Guidance on training and certification requirements for ship security officers and seafarers with designated security duties has been agreed by the International Maritime Organization (IMO), to address practical difficulties seafarers have reportedly experienced in obtaining the necessary security certification under the 2010 Manila amendments to the International Convention on Standards of Training, Certification and Watchkeeping for Seafarers (STCW) and STCW Code.
The guidance recommends that, until 1st July 2015, relevant training under section 13 (Training, drills and exercises on ship security) of the International Ship and Port Facility Security (ISPS) Code should be accepted as being equivalent to that required under the STCW Convention and Code.
The guidance was agreed by the Sub-Committee on Human Element, Training and Watchkeeping (HTW), meeting for its first session from 17th to 21st February 2014, which expressed its concern that large numbers of seafarers were reportedly unable to have access to approved training courses or were unable to be issued certification of security-related training in accordance with the STCW regulations.
The Sub-Committee approved an STCW circular on Advice for port State control officers, recognised organisations and recognised security organisations on action to be taken in cases where seafarers do not carry certification required in accordance with regulation VI/6 of the STCW Convention and section A-VI/6, paragraphs 4 and 6 of the STCW Code after 1st January 2014.

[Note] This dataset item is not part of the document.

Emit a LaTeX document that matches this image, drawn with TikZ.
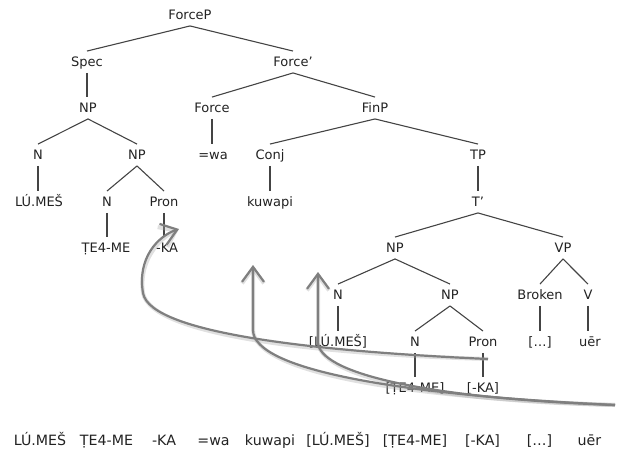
\documentclass[tikz,border=0pt]{standalone}
\usepackage{fontspec}
\setmainfont{DejaVu Sans}
\usetikzlibrary{arrows.meta}
\definecolor{txt}{HTML}{222222}
\definecolor{lin}{HTML}{444444}
\definecolor{arr}{HTML}{7F7F7F}
\begin{document}
\begin{tikzpicture}[x=1pt,y=-1pt,
  t/.style={font=\fontsize{13}{13}\selectfont, text=txt, inner xsep=1pt, inner ysep=6pt, text height=9.5pt, text depth=0pt},
  w/.style={font=\fontsize{14.2}{14.2}\selectfont, text=txt, inner xsep=0pt, inner ysep=0pt, text height=10.4pt, text depth=0pt},
  br/.style={draw=lin, line width=1.1pt},
  mv/.style={draw=arr, line width=2.2pt, -{Straight Barb[length=15pt,width=22pt]}},
  mvsh/.style={draw=black!35, line width=4pt, opacity=0.35, -{Straight Barb[length=15pt,width=22pt]}}
]
\useasboundingbox (0,0) rectangle (620,452);
% tree nodes
\node[t] (ForceP) at (190,15) {ForceP};
\node[t] (Spec) at (87,62) {Spec};
\node[t] (Forcebar) at (293,62) {Force'};
\node[t] (NPa) at (88,108) {NP};
\node[t] (Force) at (212,108) {Force};
\node[t] (FinP) at (375,108) {FinP};
\node[t] (Na) at (38,155) {N};
\node[t] (NPb) at (137,155) {NP};
\node[t] (wa) at (213,155) {=wa};
\node[t] (Conj) at (270,155) {Conj};
\node[t] (TP) at (478,155) {TP};
\node[t] (LUMES) at (39,202) {LÚ.MEŠ};
\node[t] (Nb) at (107,202) {N};
\node[t] (Prona) at (164,202) {Pron};
\node[t] (kuwapi) at (270,202) {kuwapi};
\node[t] (Tbar) at (478,202) {T’};
\node[t] (TEME) at (106,248) {ṬE4-ME};
\node[t] (KA) at (167,248) {-KA};
\node[t] (NPc) at (395,248) {NP};
\node[t] (VP) at (563,248) {VP};
\node[t] (Nc) at (338,295) {N};
\node[t] (NPd) at (450,295) {NP};
\node[t] (Broken) at (540,295) {Broken};
\node[t] (V) at (588,295) {V};
\node[t] (LUMESb) at (338,342) {[LÚ.MEŠ]};
\node[t] (Nd) at (415,342) {N};
\node[t] (Pronb) at (483,342) {Pron};
\node[t] (dots) at (540,342) {[…]};
\node[t] (uer) at (590,342) {uēr};
\node[t] (TEMEb) at (415,388) {[ṬE4-ME]};
\node[t] (KAb) at (483,388) {[-KA]};
% branches
\draw[br] (ForceP.south) -- (Spec.north);
\draw[br] (ForceP.south) -- (Forcebar.north);
\draw[br] (Spec.south) -- (Spec.south |- NPa.north);
\draw[br] (Forcebar.south) -- (Force.north);
\draw[br] (Forcebar.south) -- (FinP.north);
\draw[br] (NPa.south) -- (Na.north);
\draw[br] (NPa.south) -- (NPb.north);
\draw[br] (Force.south) -- (Force.south |- wa.north);
\draw[br] (FinP.south) -- (Conj.north);
\draw[br] (FinP.south) -- (TP.north);
\draw[br] (Na.south) -- (Na.south |- LUMES.north);
\draw[br] (NPb.south) -- (Nb.north);
\draw[br] (NPb.south) -- (Prona.north);
\draw[br] (Conj.south) -- (Conj.south |- kuwapi.north);
\draw[br] (TP.south) -- (Tbar.north);
\draw[br] (Nb.south) -- (Nb.south |- TEME.north);
\draw[br] (Prona.south) -- (Prona.south |- KA.north);
\draw[br] (Tbar.south) -- (NPc.north);
\draw[br] (Tbar.south) -- (VP.north);
\draw[br] (NPc.south) -- (Nc.north);
\draw[br] (NPc.south) -- (NPd.north);
\draw[br] (VP.south) -- (Broken.north);
\draw[br] (VP.south) -- (V.north);
\draw[br] (Nc.south) -- (Nc.south |- LUMESb.north);
\draw[br] (NPd.south) -- (Nd.north);
\draw[br] (NPd.south) -- (Pronb.north);
\draw[br] (Broken.south) -- (Broken.south |- dots.north);
\draw[br] (V.south) -- (V.south |- uer.north);
\draw[br] (Nd.south) -- (Nd.south |- TEMEb.north);
\draw[br] (Pronb.south) -- (Pronb.south |- KAb.north);
% bottom line of words
\node[w] (w1) at (40,440) {LÚ.MEŠ};
\node[w] (w2) at (106.5,440) {ṬE4-ME};
\node[w] (w3) at (164,440) {-KA};
\node[w] (w4) at (213.5,440) {=wa};
\node[w] (w5) at (270,440) {kuwapi};
\node[w] (w6) at (338,440) {[LÚ.MEŠ]};
\node[w] (w7) at (415,440) {[ṬE4-ME]};
\node[w] (w8) at (482.5,440) {[-KA]};
\node[w] (w9) at (539.5,440) {[…]};
\node[w] (w10) at (589.5,440) {uēr};
% movement arrows
\coordinate (a1s) at (488,359);
\coordinate (a1m) at (143,293);
\coordinate (a1e) at (179,229);
\coordinate (a2s) at (615,405);
\coordinate (a2m) at (253,330);
\coordinate (a2e) at (253,265);
\coordinate (a3s) at (615,405);
\coordinate (a3m) at (318,342);
\coordinate (a3e) at (318,272);
\begin{scope}[shift={(1.5,2.5)}]
\draw[mvsh] (a1s) .. controls (330,352) and (150,335) .. (a1m) .. controls (137,258) and (158,236) .. (a1e);
\draw[mvsh] (a2s) .. controls (400,395) and (253,370) .. (a2m) -- (a2e);
\draw[mvsh] (a3s) .. controls (420,398) and (318,372) .. (a3m) -- (a3e);
\end{scope}
\draw[mv] (a1s) .. controls (330,352) and (150,335) .. (a1m) .. controls (137,258) and (158,236) .. (a1e);
\draw[mv] (a2s) .. controls (400,395) and (253,370) .. (a2m) -- (a2e);
\draw[mv] (a3s) .. controls (420,398) and (318,372) .. (a3m) -- (a3e);
\end{tikzpicture}
\end{document}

It also approved an STCW circular on Advice for port State control officers, recognised organisations and recognised security organisations clarifying training and certification requirements for ship security officers and seafarers with designated security duties, which agrees that ship security officer (SSO) training encompasses the competence requirements of the STCW Code (section A-VI/6). Therefore, holders of SSO certificates should not be required to undergo further training and obtain certification.